What is required →
Retype only what runs from the first line of the listing to the line holding "80, 90, 100]", both included. Do not retype the pictures.

_ _ _ _

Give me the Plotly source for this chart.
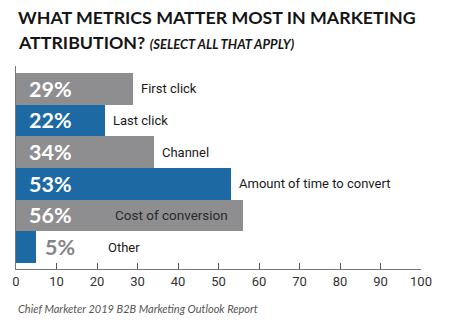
import plotly.graph_objects as go

# Survey data
categories = ["First click", "Last click", "Channel", "Amount of time to convert",
              "Cost of conversion", "Other"]
values = [29, 22, 34, 53, 56, 5]
bar_colors = ["#8e8e90", "#1c69a4", "#8e8e90", "#1c69a4", "#8e8e90", "#1c69a4"]
tick_values = [0, 10, 20, 30, 40, 50, 60, 70, 80, 90, 100]

title_line1 = "WHAT METRICS MATTER MOST IN MARKETING"
title_line2 = "ATTRIBUTION?"
subtitle = "(SELECT ALL THAT APPLY)"
source = "Chief Marketer 2019 B2B Marketing Outlook Report"

LABEL_FONT = "Roboto, Liberation Sans, sans-serif"
BOLD = "Lato, Roboto, Liberation Sans, sans-serif"

fig = go.Figure(go.Bar(
    x=values,
    y=categories,
    orientation="h",
    marker=dict(color=bar_colors, line=dict(width=0)),
    hoverinfo="skip",
))

annotations = []
for cat, val in zip(categories, values):
    short = val < 15
    # percentage label: inside the bar in white, or just past a short bar in grey
    if not short:
        annotations.append(dict(x=0, y=cat, xref="x", yref="y", text=f"<b>{val}%</b>",
                                showarrow=False, xanchor="left", xshift=11,
                                font=dict(family=BOLD, size=21.5, color="white")))
    else:
        annotations.append(dict(x=val, y=cat, xref="x", yref="y", text=f"<b>{val}%</b>",
                                showarrow=False, xanchor="left", xshift=7,
                                font=dict(family=BOLD, size=21.5, color="#858587")))
    # category name
    if cat == "Cost of conversion":
        annotations.append(dict(x=val, y=cat, xref="x", yref="y", text=cat,
                                showarrow=False, xanchor="right", xshift=-13,
                                font=dict(family=LABEL_FONT, size=13.5, color="#2a2a2a")))
    else:
        shift = 70 if short else 6
        annotations.append(dict(x=val, y=cat, xref="x", yref="y", text=cat,
                                showarrow=False, xanchor="left", xshift=shift,
                                font=dict(family=LABEL_FONT, size=13, color="#1a1a1a")))

# titles and source line
annotations += [
    dict(x=0, y=1, xref="paper", yref="paper", xanchor="left", yanchor="middle",
         text=f"<b>{title_line1}</b>", showarrow=False, yshift=66 - 17,
         font=dict(family=BOLD, size=17.8, color="#151515")),
    dict(x=0, y=1, xref="paper", yref="paper", xanchor="left", yanchor="middle",
         text=f"<b>{title_line2}</b> <i><b><span style='font-size:13px'>{subtitle}</span></b></i>",
         showarrow=False, yshift=66 - 42,
         font=dict(family=BOLD, size=17.8, color="#151515")),
    dict(x=0, y=0, xref="paper", yref="paper", xanchor="left", yanchor="middle",
         text=f"<i>{source}</i>", showarrow=False, yshift=269 - 308,
         font=dict(family=BOLD, size=11, color="#555555")),
]

fig.update_layout(
    width=450, height=330,
    margin=dict(l=16, r=29, t=66, b=61),
    paper_bgcolor="white", plot_bgcolor="white",
    bargap=0,
    showlegend=False,
    annotations=annotations,
    xaxis=dict(range=[0, 100], tickvals=tick_values, ticks="inside", ticklen=6,
               tickcolor="#555555", tickwidth=1,
               showline=True, linecolor="#777777", linewidth=1,
               showgrid=False, zeroline=False, fixedrange=True,
               tickfont=dict(family="Roboto, sans-serif", size=13, color="#333333")),
    yaxis=dict(range=[5.69, -0.72], showticklabels=False, ticks="",
               showline=True, linecolor="#777777", linewidth=1,
               showgrid=False, zeroline=False, fixedrange=True),
)

fig.write_html("out.html")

_ _ _ _

Response to this exercise →
Give me the Plotly source for this chart.
import plotly.graph_objects as go

# Survey data
categories = ["First click", "Last click", "Channel", "Amount of time to convert",
              "Cost of conversion", "Other"]
values = [29, 22, 34, 53, 56, 5]
bar_colors = ["#8e8e90", "#1c69a4", "#8e8e90", "#1c69a4", "#8e8e90", "#1c69a4"]
tick_values = [0, 10, 20, 30, 40, 50, 60, 70, 80, 90, 100]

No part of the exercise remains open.